┌──
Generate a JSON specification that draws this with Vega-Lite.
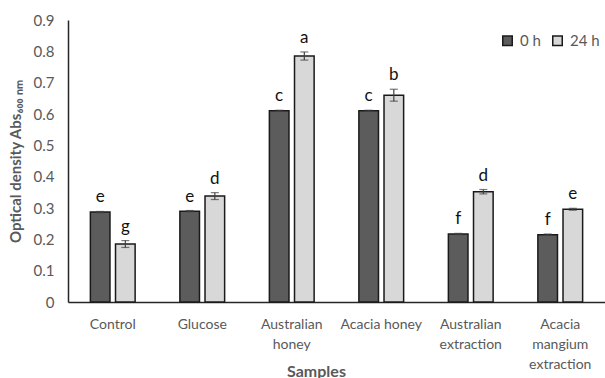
{
  "$schema": "https://vega.github.io/schema/vega-lite/v6.json",
  "width": 537,
  "height": 282,
  "autosize": {"type": "none"},
  "padding": {"left": 68, "top": 20, "right": 0, "bottom": 76},
  "background": "white",
  "config": {"view": {"stroke": null}, "font": "Lato",
    "axisY": {"titleFontSize": 15, "titleFontWeight": "bold", "titleColor": "#595959", "titlePadding": 10, "labelFontSize": 15, "labelColor": "#595959", "labelPadding": 14, "labelOverlap": false, "ticks": false, "grid": false, "domainColor": "#262626", "domainWidth": 1.5}},
  "data": {"values": [
    {"sample": "Control", "time": "0 h", "od": 0.287, "lo": 0.285, "hi": 0.289, "letter": "e"},
    {"sample": "Control", "time": "24 h", "od": 0.185, "lo": 0.174, "hi": 0.196, "letter": "g"},
    {"sample": "Glucose", "time": "0 h", "od": 0.290, "lo": 0.288, "hi": 0.292, "letter": "e"},
    {"sample": "Glucose", "time": "24 h", "od": 0.338, "lo": 0.327, "hi": 0.349, "letter": "d"},
    {"sample": "Australian|honey", "time": "0 h", "od": 0.610, "lo": 0.608, "hi": 0.612, "letter": "c"},
    {"sample": "Australian|honey", "time": "24 h", "od": 0.785, "lo": 0.772, "hi": 0.798, "letter": "a"},
    {"sample": "Acacia honey", "time": "0 h", "od": 0.610, "lo": 0.608, "hi": 0.612, "letter": "c"},
    {"sample": "Acacia honey", "time": "24 h", "od": 0.660, "lo": 0.641, "hi": 0.679, "letter": "b"},
    {"sample": "Australian|extraction", "time": "0 h", "od": 0.217, "lo": 0.215, "hi": 0.219, "letter": "f"},
    {"sample": "Australian|extraction", "time": "24 h", "od": 0.352, "lo": 0.345, "hi": 0.359, "letter": "d"},
    {"sample": "Acacia|mangium|extraction", "time": "0 h", "od": 0.215, "lo": 0.213, "hi": 0.217, "letter": "f"},
    {"sample": "Acacia|mangium|extraction", "time": "24 h", "od": 0.296, "lo": 0.293, "hi": 0.299, "letter": "e"}
  ]},
  "encoding": {
    "x": {
      "field": "sample", "type": "nominal", "sort": null,
      "scale": {"paddingInner": 0.5, "paddingOuter": 0.25},
      "axis": {
        "title": "Samples", "titleFont": "Lato", "titleFontSize": 16, "titleFontWeight": "bold", "titleColor": "#595959", "titlePadding": -8, "titleX": 248,
        "labelExpr": "split(datum.label, '|')", "labelAngle": 0, "labelFontSize": 14, "labelColor": "#595959", "labelPadding": 15, "labelLineHeight": 20,
        "ticks": false, "domainColor": "#262626", "domainWidth": 1.5, "grid": false
      }
    },
    "xOffset": {"field": "time", "type": "nominal", "scale": {"paddingInner": 0.22}}
  },
  "layer": [
    {
      "mark": {"type": "bar", "stroke": "#1a1a1a", "strokeWidth": 1.5},
      "encoding": {
        "y": {"field": "od", "type": "quantitative",
          "scale": {"domain": [0, 0.9]},
          "axis": {"title": "Optical density Abs₆₀₀ ₙₘ", "values": [0, 0.1, 0.2, 0.3, 0.4, 0.5, 0.6, 0.7, 0.8, 0.9], "format": ".1~f"}},
        "color": {"field": "time", "type": "nominal",
          "scale": {"domain": ["0 h", "24 h"], "range": ["#5c5c5c", "#d8d8d8"]},
          "legend": {"title": null, "orient": "none", "legendX": 432, "legendY": 13, "direction": "horizontal",
            "symbolType": "square", "symbolSize": 90, "symbolStrokeColor": "#1a1a1a", "symbolStrokeWidth": 1.5,
            "labelFontSize": 15, "labelColor": "#595959", "columnPadding": 8, "labelOffset": 5}}
      }
    },
    {
      "mark": {"type": "rule", "color": "#404040", "strokeWidth": 1.2},
      "encoding": {"y": {"field": "lo", "type": "quantitative", "axis": {"title": "Optical density Abs₆₀₀ ₙₘ", "values": [0, 0.1, 0.2, 0.3, 0.4, 0.5, 0.6, 0.7, 0.8, 0.9], "format": ".1~f"}}, "y2": {"field": "hi"}}
    },
    {
      "mark": {"type": "tick", "color": "#404040", "size": 8, "thickness": 1.2},
      "encoding": {"y": {"field": "lo", "type": "quantitative", "axis": {"title": "Optical density Abs₆₀₀ ₙₘ", "values": [0, 0.1, 0.2, 0.3, 0.4, 0.5, 0.6, 0.7, 0.8, 0.9], "format": ".1~f"}}}
    },
    {
      "mark": {"type": "tick", "color": "#404040", "size": 8, "thickness": 1.2},
      "encoding": {"y": {"field": "hi", "type": "quantitative", "axis": {"title": "Optical density Abs₆₀₀ ₙₘ", "values": [0, 0.1, 0.2, 0.3, 0.4, 0.5, 0.6, 0.7, 0.8, 0.9], "format": ".1~f"}}}
    },
    {
      "mark": {"type": "text", "dy": -14, "fontSize": 17, "color": "#111111", "font": "Lato"},
      "encoding": {"y": {"field": "hi", "type": "quantitative", "axis": {"title": "Optical density Abs₆₀₀ ₙₘ", "values": [0, 0.1, 0.2, 0.3, 0.4, 0.5, 0.6, 0.7, 0.8, 0.9], "format": ".1~f"}}, "text": {"field": "letter"}}
    }
  ]
}
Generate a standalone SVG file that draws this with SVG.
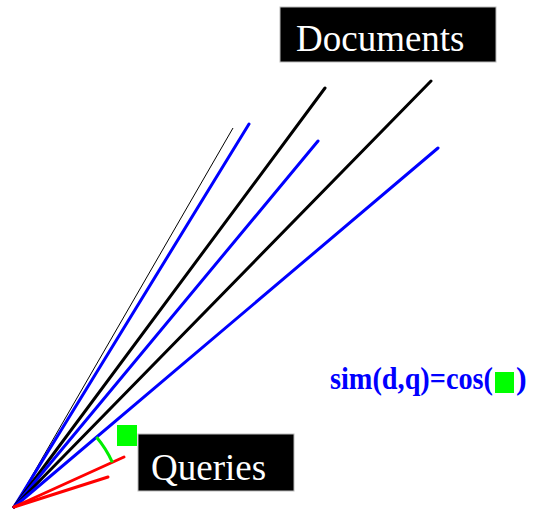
└──
#### Objective
Apart from the pictures, the entries above are to be repeated in full and exactly.

#### Solution
Generate a JSON specification that draws this with Vega-Lite.
{
  "$schema": "https://vega.github.io/schema/vega-lite/v6.json",
  "width": 537,
  "height": 282,
  "autosize": {"type": "none"},
  "padding": {"left": 68, "top": 20, "right": 0, "bottom": 76},
  "background": "white",
  "config": {"view": {"stroke": null}, "font": "Lato",
    "axisY": {"titleFontSize": 15, "titleFontWeight": "bold", "titleColor": "#595959", "titlePadding": 10, "labelFontSize": 15, "labelColor": "#595959", "labelPadding": 14, "labelOverlap": false, "ticks": false, "grid": false, "domainColor": "#262626", "domainWidth": 1.5}},
  "data": {"values": [
    {"sample": "Control", "time": "0 h", "od": 0.287, "lo": 0.285, "hi": 0.289, "letter": "e"},
    {"sample": "Control", "time": "24 h", "od": 0.185, "lo": 0.174, "hi": 0.196, "letter": "g"},
    {"sample": "Glucose", "time": "0 h", "od": 0.290, "lo": 0.288, "hi": 0.292, "letter": "e"},
    {"sample": "Glucose", "time": "24 h", "od": 0.338, "lo": 0.327, "hi": 0.349, "letter": "d"},
    {"sample": "Australian|honey", "time": "0 h", "od": 0.610, "lo": 0.608, "hi": 0.612, "letter": "c"},
    {"sample": "Australian|honey", "time": "24 h", "od": 0.785, "lo": 0.772, "hi": 0.798, "letter": "a"},
    {"sample": "Acacia honey", "time": "0 h", "od": 0.610, "lo": 0.608, "hi": 0.612, "letter": "c"},
    {"sample": "Acacia honey", "time": "24 h", "od": 0.660, "lo": 0.641, "hi": 0.679, "letter": "b"},
    {"sample": "Australian|extraction", "time": "0 h", "od": 0.217, "lo": 0.215, "hi": 0.219, "letter": "f"},
    {"sample": "Australian|extraction", "time": "24 h", "od": 0.352, "lo": 0.345, "hi": 0.359, "letter": "d"},
    {"sample": "Acacia|mangium|extraction", "time": "0 h", "od": 0.215, "lo": 0.213, "hi": 0.217, "letter": "f"},
    {"sample": "Acacia|mangium|extraction", "time": "24 h", "od": 0.296, "lo": 0.293, "hi": 0.299, "letter": "e"}
  ]},
  "encoding": {
    "x": {
      "field": "sample", "type": "nominal", "sort": null,
      "scale": {"paddingInner": 0.5, "paddingOuter": 0.25},
      "axis": {
        "title": "Samples", "titleFont": "Lato", "titleFontSize": 16, "titleFontWeight": "bold", "titleColor": "#595959", "titlePadding": -8, "titleX": 248,
        "labelExpr": "split(datum.label, '|')", "labelAngle": 0, "labelFontSize": 14, "labelColor": "#595959", "labelPadding": 15, "labelLineHeight": 20,
        "ticks": false, "domainColor": "#262626", "domainWidth": 1.5, "grid": false
      }
    },
    "xOffset": {"field": "time", "type": "nominal", "scale": {"paddingInner": 0.22}}
  },
  "layer": [
    {
      "mark": {"type": "bar", "stroke": "#1a1a1a", "strokeWidth": 1.5},
      "encoding": {
        "y": {"field": "od", "type": "quantitative",
          "scale": {"domain": [0, 0.9]},
          "axis": {"title": "Optical density Abs₆₀₀ ₙₘ", "values": [0, 0.1, 0.2, 0.3, 0.4, 0.5, 0.6, 0.7, 0.8, 0.9], "format": ".1~f"}},
        "color": {"field": "time", "type": "nominal",
          "scale": {"domain": ["0 h", "24 h"], "range": ["#5c5c5c", "#d8d8d8"]},
          "legend": {"title": null, "orient": "none", "legendX": 432, "legendY": 13, "direction": "horizontal",
            "symbolType": "square", "symbolSize": 90, "symbolStrokeColor": "#1a1a1a", "symbolStrokeWidth": 1.5,
            "labelFontSize": 15, "labelColor": "#595959", "columnPadding": 8, "labelOffset": 5}}
      }
    },
    {
      "mark": {"type": "rule", "color": "#404040", "strokeWidth": 1.2},
      "encoding": {"y": {"field": "lo", "type": "quantitative", "axis": {"title": "Optical density Abs₆₀₀ ₙₘ", "values": [0, 0.1, 0.2, 0.3, 0.4, 0.5, 0.6, 0.7, 0.8, 0.9], "format": ".1~f"}}, "y2": {"field": "hi"}}
    },
    {
      "mark": {"type": "tick", "color": "#404040", "size": 8, "thickness": 1.2},
      "encoding": {"y": {"field": "lo", "type": "quantitative", "axis": {"title": "Optical density Abs₆₀₀ ₙₘ", "values": [0, 0.1, 0.2, 0.3, 0.4, 0.5, 0.6, 0.7, 0.8, 0.9], "format": ".1~f"}}}
    },
    {
      "mark": {"type": "tick", "color": "#404040", "size": 8, "thickness": 1.2},
      "encoding": {"y": {"field": "hi", "type": "quantitative", "axis": {"title": "Optical density Abs₆₀₀ ₙₘ", "values": [0, 0.1, 0.2, 0.3, 0.4, 0.5, 0.6, 0.7, 0.8, 0.9], "format": ".1~f"}}}
    },
    {
      "mark": {"type": "text", "dy": -14, "fontSize": 17, "color": "#111111", "font": "Lato"},
      "encoding": {"y": {"field": "hi", "type": "quantitative", "axis": {"title": "Optical density Abs₆₀₀ ₙₘ", "values": [0, 0.1, 0.2, 0.3, 0.4, 0.5, 0.6, 0.7, 0.8, 0.9], "format": ".1~f"}}, "text": {"field": "letter"}}
    }
  ]
}
Generate a standalone SVG file that draws this with SVG.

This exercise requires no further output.